La nostra testimonianza di cristiani è, per forza di cose, piccola ma comunque importante. Chiaro che la visita del Papa è un passo di portata storica proprio perché il suo messaggio potrà raggiungere tutti. A mio parere, di forte impatto sarà l’Esortazione Apostolica post-sinodale che Benedetto XVI ci consegnerà in Libano. Sarà un segno concreto dell’attenzione della Chiesa per i veri problemi del Medio Oriente, per le questioni irrisolte, per le speranze e le attese concrete della gente. Non è un discorso che riguarda solo i cristiani. È certo, però, che noi cristiani dalla visita del Pontefice e dall’Esortazione Apostolica dobbiamo ripartire con ancora più slancio per dare il nostro contributo, aperto a tutti. Una missione che possiamo portare avanti solo partendo da un rinnovamento spirituale interiore, da un’esperienza di conversione e di approfondimento della nostra fede. In una parola, la nostra speranza deve divenire lavoro per la realizzazione del piano divino di salvezza per tutti.

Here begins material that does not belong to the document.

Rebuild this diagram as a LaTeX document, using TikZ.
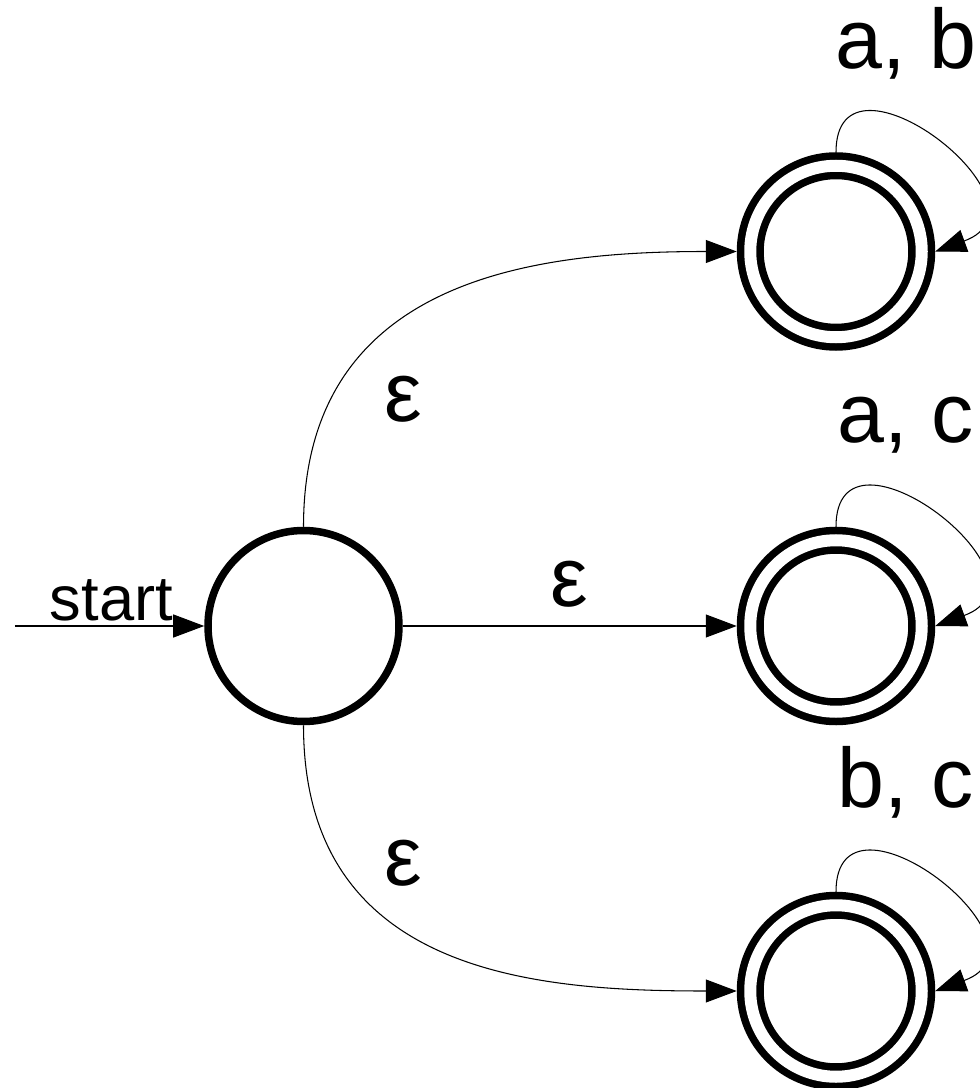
\documentclass[tikz,border=0pt]{standalone}
\usepackage{fontspec}
\setmainfont{Liberation Sans}
\usepackage{tikz}
\usetikzlibrary{positioning, arrows.meta}
\tikzstyle{state} = [circle, draw=black, line width=0.15cm, minimum size=3.82cm, inner sep=0pt]
\tikzstyle{accept} = [circle, draw=black, line width=0.15cm, double, double distance=0.24cm, minimum size=3.43cm, inner sep=0pt, outer sep=0.27cm]
\tikzstyle{arrow} = [line width=0.6pt, -{Triangle[length=0.62cm, width=0.46cm]}]
\tikzstyle{selfloop} = [out=90, in=20, out distance=2.4cm, in distance=2.7cm]
\tikzstyle{lbl} = [font=\fontsize{48}{58}\selectfont, anchor=base, inner sep=0pt]
\tikzstyle{startlbl} = [font=\fontsize{36}{44}\selectfont, anchor=base, inner sep=0pt]

\begin{document}
\begin{tikzpicture}[node distance=7.4cm,]
		\useasboundingbox (-6.07,-9.24) rectangle (13.53,12.52);
		\node (q0) [state] at (0,0) {};
		\node (q2) [accept, right of=q0, xshift=3.25cm] {};
		\node (q1) [accept, above of=q2, yshift=0.09cm] {};
		\node (q3) [accept, below of=q2, yshift=0.1cm] {};
		\coordinate [left of=q0, xshift=1.63cm] (entry);
		\draw [arrow](entry) -- node[startlbl, pos=0.51, yshift=0.12cm] {start}(q0);
		\draw [arrow](q0.north) to[out=90, in=180, out distance=5cm, in distance=4cm] node[lbl, pos=0.18, xshift=1.58cm, yshift=-0.18cm] {ε}(q1.west);
		\draw [arrow](q0) -- node[lbl, yshift=0.4cm] {ε}(q2);
		\draw [arrow](q0.south) to[out=-90, in=180, out distance=5cm, in distance=4cm] node[lbl, pos=0.18, xshift=1.58cm, yshift=-0.94cm] {ε}(q3.west);
		\draw [arrow](q1.north) to[selfloop] node[lbl, pos=0.35, xshift=0.23cm, yshift=0.95cm] {a, b}(q1.east);
		\draw [arrow](q2.north) to[selfloop] node[lbl, pos=0.35, xshift=0.23cm, yshift=0.95cm] {a, c}(q2.east);
		\draw [arrow](q3.north) to[selfloop] node[lbl, pos=0.35, xshift=0.23cm, yshift=0.95cm] {b, c}(q3.east);
		
	\end{tikzpicture}
\end{document}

Tornando al duplice significato della parola haqq, con quale spirito oggi la pronunciano i cristiani mediorientali?
Cercando di non perdere mai la speranza, di non cedere alla tentazione dello scoraggiamento, di credere sempre e comunque nella verità e nella giustizia anche quando i nostri progetti sembrano umanamente irrealizzabili. In particolare negli ultimi quattordici secoli i cristiani, divenuti minoranza, sono stati duramente provati nella loro testimonianza di fede, fino al martirio. Però restiamo fedeli all’insegnamento del Signore che ha offerto la salvezza a tutti, anche a coloro che si oppongono al suo messaggio d’amore universale. Così anche oggi la nostra unica strada è continuare a vivere, coraggiosamente, il messaggio del Signore e proclamare senza alcun timore la verità nella vera carità. Serve tanta, tanta speranza.
È speranza la parola chiave?
Noi cristiani che viviamo nella tormentata regione mediorientale abbiamo diritto a sperare. E la fede è inseparabile dalla speranza. È il Signore stesso a rassicurarci: «Non temere, piccolo gregge». Non dobbiamo aver paura di annunciare Colui che ha detto di sé: «Io sono la via, la verità e la vita». È proprio seguendo Cristo che possiamo testimoniare come solo la verità nella giustizia ci renderà liberi.